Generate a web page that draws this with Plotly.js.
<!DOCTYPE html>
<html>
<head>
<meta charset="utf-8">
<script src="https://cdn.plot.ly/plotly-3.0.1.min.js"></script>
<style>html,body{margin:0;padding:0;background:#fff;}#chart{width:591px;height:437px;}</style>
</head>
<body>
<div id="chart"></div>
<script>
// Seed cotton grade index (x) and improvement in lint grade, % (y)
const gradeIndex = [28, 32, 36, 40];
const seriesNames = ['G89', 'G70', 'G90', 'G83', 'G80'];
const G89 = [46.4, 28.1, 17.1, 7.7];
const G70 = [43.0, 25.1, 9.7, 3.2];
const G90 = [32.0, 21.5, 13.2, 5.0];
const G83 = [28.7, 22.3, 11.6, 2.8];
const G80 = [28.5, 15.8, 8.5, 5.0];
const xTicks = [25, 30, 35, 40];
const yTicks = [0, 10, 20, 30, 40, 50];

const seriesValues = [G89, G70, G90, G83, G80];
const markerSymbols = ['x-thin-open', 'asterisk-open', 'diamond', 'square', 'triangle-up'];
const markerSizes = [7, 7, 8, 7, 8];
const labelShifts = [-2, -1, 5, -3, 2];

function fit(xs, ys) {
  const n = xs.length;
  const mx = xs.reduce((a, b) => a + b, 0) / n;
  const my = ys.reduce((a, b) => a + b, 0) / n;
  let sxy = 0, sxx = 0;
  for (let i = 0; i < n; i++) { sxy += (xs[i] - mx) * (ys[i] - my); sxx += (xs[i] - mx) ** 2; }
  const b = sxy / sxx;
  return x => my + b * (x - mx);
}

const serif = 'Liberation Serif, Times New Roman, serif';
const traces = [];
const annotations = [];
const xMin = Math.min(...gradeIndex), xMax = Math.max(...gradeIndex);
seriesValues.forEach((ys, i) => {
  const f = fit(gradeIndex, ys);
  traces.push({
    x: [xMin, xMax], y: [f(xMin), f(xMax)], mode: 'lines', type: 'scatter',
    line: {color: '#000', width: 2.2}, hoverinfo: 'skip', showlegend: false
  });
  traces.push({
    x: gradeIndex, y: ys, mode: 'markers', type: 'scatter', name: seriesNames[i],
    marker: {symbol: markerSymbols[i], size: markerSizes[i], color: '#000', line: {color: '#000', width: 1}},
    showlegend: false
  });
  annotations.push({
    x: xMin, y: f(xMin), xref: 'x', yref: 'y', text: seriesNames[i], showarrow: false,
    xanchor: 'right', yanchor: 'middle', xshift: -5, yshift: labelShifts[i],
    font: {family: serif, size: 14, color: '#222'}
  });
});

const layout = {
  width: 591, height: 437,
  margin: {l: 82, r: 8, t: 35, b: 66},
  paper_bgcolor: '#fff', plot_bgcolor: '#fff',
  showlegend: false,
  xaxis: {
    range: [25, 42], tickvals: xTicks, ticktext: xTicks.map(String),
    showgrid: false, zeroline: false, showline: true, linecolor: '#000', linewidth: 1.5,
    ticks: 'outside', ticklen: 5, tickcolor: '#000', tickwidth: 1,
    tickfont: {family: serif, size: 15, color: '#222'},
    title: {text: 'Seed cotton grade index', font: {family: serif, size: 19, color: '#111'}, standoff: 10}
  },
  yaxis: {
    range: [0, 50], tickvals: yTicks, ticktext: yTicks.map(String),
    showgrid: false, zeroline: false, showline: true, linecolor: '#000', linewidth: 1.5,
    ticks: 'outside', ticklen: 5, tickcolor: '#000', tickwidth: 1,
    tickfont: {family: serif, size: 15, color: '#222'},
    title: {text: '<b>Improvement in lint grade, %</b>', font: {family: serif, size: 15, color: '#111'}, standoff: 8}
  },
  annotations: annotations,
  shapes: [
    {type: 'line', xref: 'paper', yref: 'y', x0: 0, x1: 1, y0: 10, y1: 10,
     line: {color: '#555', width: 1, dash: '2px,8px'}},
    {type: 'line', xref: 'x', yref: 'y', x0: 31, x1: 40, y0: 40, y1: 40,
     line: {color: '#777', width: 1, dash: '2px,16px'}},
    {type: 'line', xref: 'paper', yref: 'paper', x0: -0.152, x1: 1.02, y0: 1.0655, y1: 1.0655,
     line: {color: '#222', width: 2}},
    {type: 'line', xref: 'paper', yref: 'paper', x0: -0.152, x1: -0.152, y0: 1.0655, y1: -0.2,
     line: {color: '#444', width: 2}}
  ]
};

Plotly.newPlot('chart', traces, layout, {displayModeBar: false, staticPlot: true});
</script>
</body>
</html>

(EXERCISE DIRECTIONS) Retype the listing exactly, in full.

(WRITTEN ANSWER)
Generate a web page that draws this with Plotly.js.
<!DOCTYPE html>
<html>
<head>
<meta charset="utf-8">
<script src="https://cdn.plot.ly/plotly-3.0.1.min.js"></script>
<style>html,body{margin:0;padding:0;background:#fff;}#chart{width:591px;height:437px;}</style>
</head>
<body>
<div id="chart"></div>
<script>
// Seed cotton grade index (x) and improvement in lint grade, % (y)
const gradeIndex = [28, 32, 36, 40];
const seriesNames = ['G89', 'G70', 'G90', 'G83', 'G80'];
const G89 = [46.4, 28.1, 17.1, 7.7];
const G70 = [43.0, 25.1, 9.7, 3.2];
const G90 = [32.0, 21.5, 13.2, 5.0];
const G83 = [28.7, 22.3, 11.6, 2.8];
const G80 = [28.5, 15.8, 8.5, 5.0];
const xTicks = [25, 30, 35, 40];
const yTicks = [0, 10, 20, 30, 40, 50];

const seriesValues = [G89, G70, G90, G83, G80];
const markerSymbols = ['x-thin-open', 'asterisk-open', 'diamond', 'square', 'triangle-up'];
const markerSizes = [7, 7, 8, 7, 8];
const labelShifts = [-2, -1, 5, -3, 2];

function fit(xs, ys) {
  const n = xs.length;
  const mx = xs.reduce((a, b) => a + b, 0) / n;
  const my = ys.reduce((a, b) => a + b, 0) / n;
  let sxy = 0, sxx = 0;
  for (let i = 0; i < n; i++) { sxy += (xs[i] - mx) * (ys[i] - my); sxx += (xs[i] - mx) ** 2; }
  const b = sxy / sxx;
  return x => my + b * (x - mx);
}

const serif = 'Liberation Serif, Times New Roman, serif';
const traces = [];
const annotations = [];
const xMin = Math.min(...gradeIndex), xMax = Math.max(...gradeIndex);
seriesValues.forEach((ys, i) => {
  const f = fit(gradeIndex, ys);
  traces.push({
    x: [xMin, xMax], y: [f(xMin), f(xMax)], mode: 'lines', type: 'scatter',
    line: {color: '#000', width: 2.2}, hoverinfo: 'skip', showlegend: false
  });
  traces.push({
    x: gradeIndex, y: ys, mode: 'markers', type: 'scatter', name: seriesNames[i],
    marker: {symbol: markerSymbols[i], size: markerSizes[i], color: '#000', line: {color: '#000', width: 1}},
    showlegend: false
  });
  annotations.push({
    x: xMin, y: f(xMin), xref: 'x', yref: 'y', text: seriesNames[i], showarrow: false,
    xanchor: 'right', yanchor: 'middle', xshift: -5, yshift: labelShifts[i],
    font: {family: serif, size: 14, color: '#222'}
  });
});

const layout = {
  width: 591, height: 437,
  margin: {l: 82, r: 8, t: 35, b: 66},
  paper_bgcolor: '#fff', plot_bgcolor: '#fff',
  showlegend: false,
  xaxis: {
    range: [25, 42], tickvals: xTicks, ticktext: xTicks.map(String),
    showgrid: false, zeroline: false, showline: true, linecolor: '#000', linewidth: 1.5,
    ticks: 'outside', ticklen: 5, tickcolor: '#000', tickwidth: 1,
    tickfont: {family: serif, size: 15, color: '#222'},
    title: {text: 'Seed cotton grade index', font: {family: serif, size: 19, color: '#111'}, standoff: 10}
  },
  yaxis: {
    range: [0, 50], tickvals: yTicks, ticktext: yTicks.map(String),
    showgrid: false, zeroline: false, showline: true, linecolor: '#000', linewidth: 1.5,
    ticks: 'outside', ticklen: 5, tickcolor: '#000', tickwidth: 1,
    tickfont: {family: serif, size: 15, color: '#222'},
    title: {text: '<b>Improvement in lint grade, %</b>', font: {family: serif, size: 15, color: '#111'}, standoff: 8}
  },
  annotations: annotations,
  shapes: [
    {type: 'line', xref: 'paper', yref: 'y', x0: 0, x1: 1, y0: 10, y1: 10,
     line: {color: '#555', width: 1, dash: '2px,8px'}},
    {type: 'line', xref: 'x', yref: 'y', x0: 31, x1: 40, y0: 40, y1: 40,
     line: {color: '#777', width: 1, dash: '2px,16px'}},
    {type: 'line', xref: 'paper', yref: 'paper', x0: -0.152, x1: 1.02, y0: 1.0655, y1: 1.0655,
     line: {color: '#222', width: 2}},
    {type: 'line', xref: 'paper', yref: 'paper', x0: -0.152, x1: -0.152, y0: 1.0655, y1: -0.2,
     line: {color: '#444', width: 2}}
  ]
};

Plotly.newPlot('chart', traces, layout, {displayModeBar: false, staticPlot: true});
</script>
</body>
</html>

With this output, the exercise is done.